In this installment of “What’s Your Power Suit?” journalist Oriana Schwindt shares her “Power Suit” for traveling to every state in the U.S. for an exciting and important project she’s launched. I’ll let her tell you all about it.
PS: Tell us about yourself and your work.
OS: I recently gave up a career writing about the business of television in favor of chronicling American life in the here and now by visiting the cities and towns closest to the center of every state, for a project called Centerville, USA. You can read some of my entries on Medium, or gain access to all current and future dispatches by becoming a Centerville, USA Patron.
PS: Do you have an outfit, item of clothing, or accessory (past or present), that holds some “super power” for you?
OS: Most of my outfits these days are wrinkled t-shirts and jeans—I actually had to stop wearing tank tops and v-neck t-shirts while I was in the South because of an incident in which a few people blamed a v-neck shirt I was wearing for a creepy Good Ol’ Boy trying to lure me into his car. I’m essentially living out of a big camping backpack stuffed with essentials, with occasional sub-ins from a couple big suitcases I’m lugging around in the trunk of my car. But whatever’s on my legs and torso, it’s almost always being paired with some black-and-neon New Balance 574s I ordered shortly before hopping on the road for good.

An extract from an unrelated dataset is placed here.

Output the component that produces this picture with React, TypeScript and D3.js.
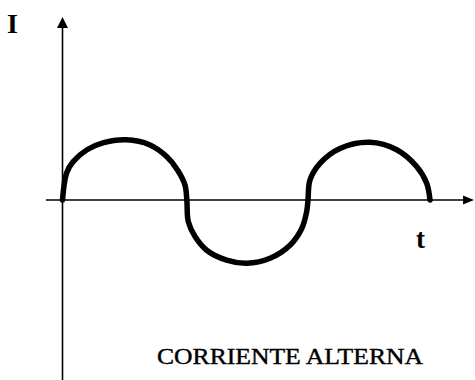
import React from "react";
import * as d3 from "d3";

// time (half-periods) and current (relative amplitude)
const tValues = [
  0, 0.034, 0.088, 0.2, 0.33, 0.52, 0.71, 0.85, 0.94, 1.0, 1.015,
  1.027, 1.082, 1.177, 1.34, 1.504, 1.694, 1.857, 1.953, 1.993, 2.004,
  2.02, 2.102, 2.265, 2.51, 2.728, 2.891, 2.973, 3.0,
];
const iValues = [
  0, 0.44, 0.62, 0.81, 0.92, 0.97, 0.89, 0.7, 0.48, 0.24, 0,
  -0.35, -0.59, -0.81, -0.97, -1.02, -0.94, -0.73, -0.46, -0.19, 0,
  0.32, 0.59, 0.83, 0.93, 0.81, 0.54, 0.27, 0,
];
const yLabel = "I";
const xLabel = "t";
const caption = "CORRIENTE ALTERNA";

const W = 475;
const H = 380;

export default function App() {
  const x = d3.scaleLinear().domain([0, 3]).range([62.5, 430]);
  const y = d3.scaleLinear().domain([-1, 1]).range([262, 138]);
  const pts: [number, number][] = tValues.map((t, i) => [t, iValues[i]]);
  const line = d3
    .line<[number, number]>()
    .x((d) => x(d[0]))
    .y((d) => y(d[1]))
    .curve(d3.curveCatmullRom.alpha(0.5));
  const x0 = x(0);
  const y0 = y(0);
  const font = "'Liberation Serif', 'Times New Roman', serif";
  return (
    <div style={{ position: "fixed", left: 0, top: 0 }}>
      <svg width={W} height={H} style={{ display: "block", background: "#fff" }}>
        {/* y axis */}
        <line x1={x0} y1={380} x2={x0} y2={26} stroke="#000" strokeWidth={1.6} />
        <path d={`M${x0},17 L${x0 - 5.5},28 L${x0 + 5.5},28 Z`} fill="#000" />
        {/* x axis */}
        <line x1={46} y1={y0} x2={466} y2={y0} stroke="#000" strokeWidth={1.6} />
        <path d={`M474,${y0} L463,${y0 - 4.5} L463,${y0 + 4.5} Z`} fill="#000" />
        {/* curve */}
        <path d={line(pts) || ""} fill="none" stroke="#000" strokeWidth={5.5} strokeLinecap="round" strokeLinejoin="round" />
        <text x={7} y={33} fontFamily={font} fontSize={28} fontWeight="bold">{yLabel}</text>
        <text x={416} y={248} fontFamily={font} fontSize={27} fontWeight="bold">{xLabel}</text>
        <text x={157} y={364} fontFamily={font} fontSize={22.5} textLength={266} lengthAdjust="spacingAndGlyphs" stroke="#000" strokeWidth={0.4}>{caption}</text>
      </svg>
    </div>
  );
}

PS: Where were you when the “power” of your new kicks became apparent?
OS: These shoes were a bit of an early birthday present to myself. I recently turned 30, and when ordering them I knew I would be doing so during a long stretch of centers that were essentially in the middle of nowhere, where I would know no one and be surrounded constantly by things that were not mine, by inconstancy. They were the last package I received at a permanent address.
The first time I put them on, they felt broken in already. I felt taller in them, like I took up more space, like they inspired a heightened awareness of my existence. I wake up every few days in a different bed, a bed that isn’t mine, and my clothes no longer smell like me. These shoes are the most constant thing in my life, a reminder of home, of New York, all the flash that enhances the darkness.
PS: Having that constancy when backpacking all over the country does sound pretty powerful. Tell us about your shoes in more detail!
OS: They’re not particularly fancy sneakers—they cost me about $60 after a discount—but they are supremely dope. I had been in dire need of new casual athletic shoes after literally wearing holes into the soles of some Pumas and saw a big sale at New Balance. I scrolled through sort of desultorily until seeing this pattern: a black body, neon coral laces, neon yellow N; some turquoise accents and almost a houndstooth pattern on the tongue. There’s even some fleece lining the inside, for when it starts getting cold. I’ve tried to remove as much of the consumeristic impulse from my life as possible of late, because that doesn’t do you much good when you don’t have money to spend, but I knew as soon as I saw them I needed them on my feet.
I’ve only had them a little more than a month, and I tried to take care of them as best I could, initially. But my travels have taken me to places both dusty and muddy, and there’s now a fine layer of grit covering the black upper and white side of the sole.
PS: How do you wear them with the rest of your travel clothes?
OS: Eh, just sticking ’em on my feet usually works.
PS: Do they inform your overall sense of style and dressing while you’re on the road?
OS: They certainly reminded me that I do have a few items in my wardrobe that aren’t just black t-shirts. Coral, yellow, orange, turquoise—they’re a daily nudge to go deeper into my backpack. And, if I don’t happen to have any clean colors, they’re enough of a pop to make it just fine to go with some black Levis and a generic black tee.
PS: Do you use any rules for what to wear backpacking?
OS: Here’s where I’m probably different from most of the women trying to climb some sort of workplace ladder. My goal right now is not to stand out, not to look like some sort of glamazon or Big City Person come to condescend; I also don’t want to attract men who are thinking something romantic might come of our interaction. (A trash way to have to think, of course: What I wear shouldn’t matter, but there are certain outfits I know will simply attract creepazoids. Parents: Teach your sons better, please.) What helps is that I’m naturally small and unthreatening, and as long as I don’t show up to a cowboy bar in a sheath dress, it’s pretty easy to blend, from a clothing perspective. Some places, the shoes look out of place, marking me as an outsider. But that’s a small price to pay for the confidence and comfort they give, and sometimes being marked as an outsider helps strike up interesting conversations.
PS: What advice—style, goal-hitting, or otherwise—would you like to share with other women?
OS: Nolite te bastardes carborundorum. What I’m doing right now, constantly talking to other people—many of whom have a (ahem) different view of the world—and writing 1500-2000 words every few days, makes it easy to get ground down, and finding time to come up for air is tough on this kind of schedule. But it has to be done, and feeling guilty doesn’t do you any good. Oh, and don’t be afraid to throw away what you thought was your dream. There’s always another mountain to climb.